In the world of Washington, the policy-wonk nerds expect the politician jocks to follow their advice, or at least to pretend to listen. The politicians, for their part, expect the nerds to be loyal.

I was reminded of the clashes between bureaucrats and their political masters as former National Security Council bureaucrat Richard Clarke lambasted the pre-9/11 unwillingness of his boss, Condoleezza Rice, and President Bush himself to recognize what he knew in his bones: that al Qaeda was America's pre-eminent national-security threat. As the NSC staffer in charge of monitoring al Qaeda, Mr. Clarke spent 12 hours a day trying to get inside Osama bin Laden's head--an assignment sure to warp anyone. Indeed, Mr. Clarke advocated pre-emptive attacks on Afghanistan in the 1990s, years before reasonable people (much less the U.N.) came on board.

In contrast, Ms. Rice, in visibly angry testimony before the 9/11 commission last week, insisted that she and President Bush had to manage competing threats. Just as Mr. Clarke named al Qaeda the top foreign threat, NSC Korea experts thought that North Korea, which murdered two million people and threatened to spread nuclear weapons, deserved the title of global enemy No. 1. Still others saw China, with a billion people, hundreds of nukes, and threats to incinerate Los Angeles, as America's biggest nightmare.

Most notably, Kenneth Pollack, the Clinton administration NSC Iraq expert, assured both Clinton and Bush officials (and later the public, in his bestselling "The Threatening Storm") that Iraq required immediate attention. After all, until 9/11 al Qaeda had killed only dozens and lacked sophisticated weaponry. In contrast, Saddam Hussein used Iraq's oil money to murder at least 1.1 million people, start two wars, threaten neighbors with invasion seven times, develop a nuclear "research" program (at least through 1996), and attempt to assassinate one U.S. president.

With all these competing threats, what are political leaders to do? For the Clinton administration, the answer was to focus on the Palestinian issue, in hope of weakening recruitment into terrorist groups like al Qaeda. While Mr.
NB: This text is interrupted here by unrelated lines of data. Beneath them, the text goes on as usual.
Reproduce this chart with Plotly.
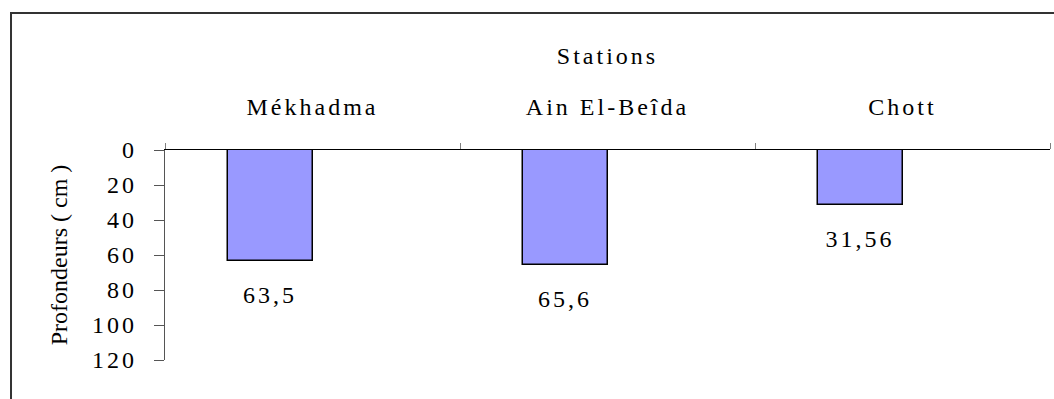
import plotly.graph_objects as go

# Depth measured at each station (cm)
stations = ["Mékhadma", "Ain El-Beîda", "Chott"]
depths = [63.5, 65.6, 31.56]
depth_labels = ["63,5", "65,6", "31,56"]
y_ticks = [0, 20, 40, 60, 80, 100, 120]

FONT = "Liberation Serif"
SIZE = 24
BAR_W = 0.2857  # bar occupies the left half of its category slot

fig = go.Figure()
fig.add_bar(
    x=stations,
    y=depths,
    width=BAR_W,
    offset=-BAR_W,
    marker=dict(color="#9999FF", line=dict(color="black", width=1.5)),
    showlegend=False,
    hoverinfo="skip",
)

# value labels under each bar
for i, (v, lab) in enumerate(zip(depths, depth_labels)):
    fig.add_annotation(
        x=i - BAR_W / 2, y=v, xref="x", yref="y",
        text=lab, showarrow=False, yanchor="middle", yshift=-34,
        font=dict(family=FONT, size=SIZE, color="black"),
    )

# outer frame of the chart
fig.add_shape(
    type="rect", xref="paper", yref="paper",
    x0=-0.174, x1=1.02, y0=-0.25, y1=1.652,
    line=dict(color="#333333", width=2), fillcolor="rgba(0,0,0,0)",
    layer="below",
)

fig.update_layout(
    width=1054, height=399,
    margin=dict(l=165, r=4, t=150, b=39),
    paper_bgcolor="white", plot_bgcolor="white",
    font=dict(family=FONT, size=SIZE, color="black"),
    bargap=0,
    xaxis=dict(
        type="category", side="top", range=[-0.5, 2.5],
        tickson="boundaries", ticks="outside", ticklen=6, tickcolor="#808080",
        showline=True, linecolor="black", linewidth=1.2,
        showgrid=False, zeroline=False,
        ticklabelstandoff=24,
        title=dict(text="Stations", standoff=22, font=dict(size=SIZE)),
    ),
    yaxis=dict(
        range=[120, 0], tickvals=y_ticks,
        ticks="outside", ticklen=10, tickcolor="#555555",
        showline=True, linecolor="#555555", linewidth=1.2,
        showgrid=False, zeroline=False,
        ticklabelstandoff=12,
        title=dict(text="Profondeurs ( cm )", standoff=26, font=dict(size=SIZE)),
    ),
)

# widen the letter spacing of the labels (the vertical axis title keeps normal spacing)
spacing_js = (
    "document.querySelectorAll('.main-svg text').forEach(function(t){"
    "if(!t.classList.contains('ytitle')){t.style.letterSpacing='3px';}});"
)

fig.write_html("out.html", post_script=spacing_js)
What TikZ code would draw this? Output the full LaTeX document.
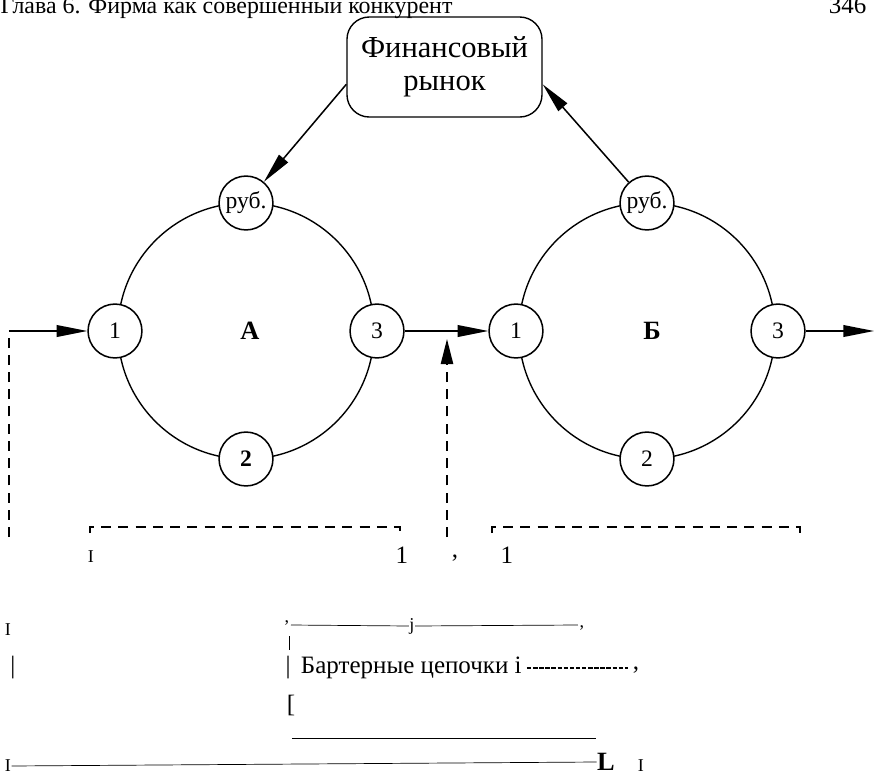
\documentclass[tikz,border=0pt]{standalone}
\usepackage{fontspec}
\setmainfont{Liberation Serif}
\usetikzlibrary{arrows.meta}
\begin{document}
\begin{tikzpicture}[x=0.36pt,y=-0.36pt,
  ring/.style={line width=0.5pt},
  sm/.style={circle,draw,line width=0.55pt,fill=white,minimum size=19.4pt,inner sep=0pt,font=\fontsize{8.5}{9}\selectfont},
  arr/.style={line width=0.55pt,-{Triangle[length=11pt,width=4.2pt]}},
  dsh/.style={line width=0.6pt,dash pattern=on 3.6pt off 2.6pt},
  thinl/.style={line width=0.25pt},
  junk/.style={inner sep=0pt,font=\fontsize{9}{10}\selectfont},
  tiny/.style={inner sep=0pt,font=\fontsize{6.5}{7}\selectfont}
]
\clip (0,0) rectangle (874,776);
% header
\node[anchor=base west,inner sep=0pt,font=\fontsize{8.6}{10}\selectfont] (hdr) at (0,13) {Глава 6. Фирма как совершенный конкурент};
\node[anchor=base east,inner sep=0pt,font=\fontsize{9}{10}\selectfont] (pg) at (867,13) {346};
% financial market
\node[draw,rounded corners=8pt,line width=0.5pt,minimum width=70.2pt,minimum height=36pt,align=center,font=\fontsize{11}{12}\selectfont] (box) at (444.5,67) {Финансовый\\рынок};
% rings
\draw[ring] (246,331) circle[radius=46.1pt];
\draw[ring] (647,331) circle[radius=46.1pt];
\node[sm] (rA) at (246,203) {руб.};
\node[sm] (a1) at (115,331) {1};
\node[sm] (a3) at (377,331) {3};
\node[sm] (a2) at (246,459) {\textbf{2}};
\node[sm] (rB) at (647,203) {руб.};
\node[sm] (b1) at (516,331) {1};
\node[sm] (b3) at (778,331) {3};
\node[sm] (b2) at (647,459) {2};
\node[font=\fontsize{9.5}{10}\selectfont\bfseries] (lA) at (250,331) {A};
\node[font=\fontsize{9.5}{10}\selectfont\bfseries] (lB) at (652,331) {Б};
% connectors
\coordinate (inL) at (9,331);
\coordinate (inLb) at (9,537);
\coordinate (vt) at (447,339);
\coordinate (vb) at (447,537);
\coordinate (outR) at (874,331);
\draw[arr] (inL) -- (a1);
\draw[dsh] (inLb) -- (inL);
\draw[arr] (a3) -- (b1);
\draw[dsh,-{Triangle[length=9pt,width=4.4pt]}] (vb) -- (vt);
\draw[arr] (b3) -- (outR);
\draw[arr] (box.190) -- (rA);
\draw[arr] (rB) -- (box.350);
% dashed brackets
\coordinate (bA1) at (90,533); \coordinate (bA2) at (90,527);
\coordinate (bA3) at (400,527); \coordinate (bA4) at (400,533);
\coordinate (bB1) at (492,533); \coordinate (bB2) at (492,527);
\coordinate (bB3) at (800,527); \coordinate (bB4) at (800,533);
\draw[dsh] (bA1) -- (bA2) -- (bA3) -- (bA4);
\draw[dsh] (bB1) -- (bB2) -- (bB3) -- (bB4);
\node[tiny] (i1) at (91,557) {I};
\node[junk] (n1) at (402,555) {1};
\node[junk] (cm) at (455,558) {,};
\node[junk] (n2) at (507,555) {1};
% lower fragments
\node[tiny] (i2) at (8,630) {I};
\node[junk] (bar1) at (13,668) {|};
\node[tiny] (c1) at (287,623) {,};
\coordinate (t1) at (291,625);
\node[tiny] (jj) at (412,626) {j};
\coordinate (t2) at (578,625);
\node[tiny] (c2) at (582,628) {,};
\draw[thinl] (t1) -- (jj.west);
\draw[thinl] (jj.east) -- (t2);
\coordinate (v1) at (289,636); \coordinate (v2) at (289,650);
\draw[thinl] (v1) -- (v2);
\node[junk,anchor=west] (bart) at (285,668) {|\, Бартерные цепочки i};
\coordinate (d1) at (527,668); \coordinate (d2) at (628,668);
\draw[line width=0.5pt,dash pattern=on 1.6pt off 0.6pt] (d1) -- (d2);
\node[junk] (c3) at (636,670) {,};
\node[junk] (brk) at (291,705) {[};
\coordinate (h1) at (292,738); \coordinate (h2) at (596,738);
\draw[thinl] (h1) -- (h2);
\node[tiny] (i3) at (8,766) {I};
\node[font=\fontsize{9.5}{10}\selectfont\bfseries,inner sep=0pt] (LL) at (606,762) {L};
\node[tiny] (i4) at (641,766) {I};
\draw[thinl] (i3.east) -- (LL.west);
\end{tikzpicture}
\end{document}
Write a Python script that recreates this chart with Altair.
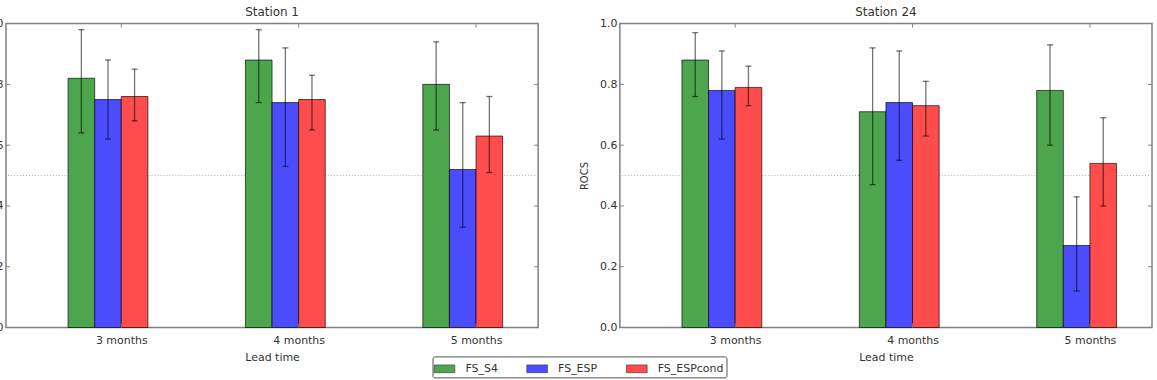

Clarke now recalls having good relations with President Clinton's political appointees, the Washington Post reports that Clintonites "despised" him because, as then-NSC staffer James M. Lindsay recalls, they "thought he was exaggerating the threat" and "always wanted to do more" than higher-ups approved.

The Bush administration focused less on diplomacy than Mr. Clinton had, instead developing long-term plans to overthrow the Iraq and Afghan governments. For obvious reasons, after 9/11 Afghanistan become the top priority, and Richard Clarke briefly got his way. But after routing the Taliban, the Bushies turned to Iraq. Given recent Iraqi history, it seemed a rational decision.

Rational perhaps, but wrong for Mr. Clarke, who continued to insist even after the defeat of the Taliban that al Qaeda should be the first and only priority and that he, Mr. Clarke, should be a major player. By his own admission, Mr. Clarke saw himself as Ahab to Osama's white whale. Mr. Clarke paid for his zealotry when Ms. Rice demoted him "out of the loop"--the ultimate humiliation for a Washington insider.

But now, with the benefit of hindsight and a national audience, Mr. Clarke is living every bureaucrat's dream: a best-selling book that will make him millions and might just switch enough voters to bring down the jock in the White House. Not bad for a nerdy Harvard professor.

Mr. Maranto teaches political science and public administration at Villanova University, and served in government during the Clinton administration.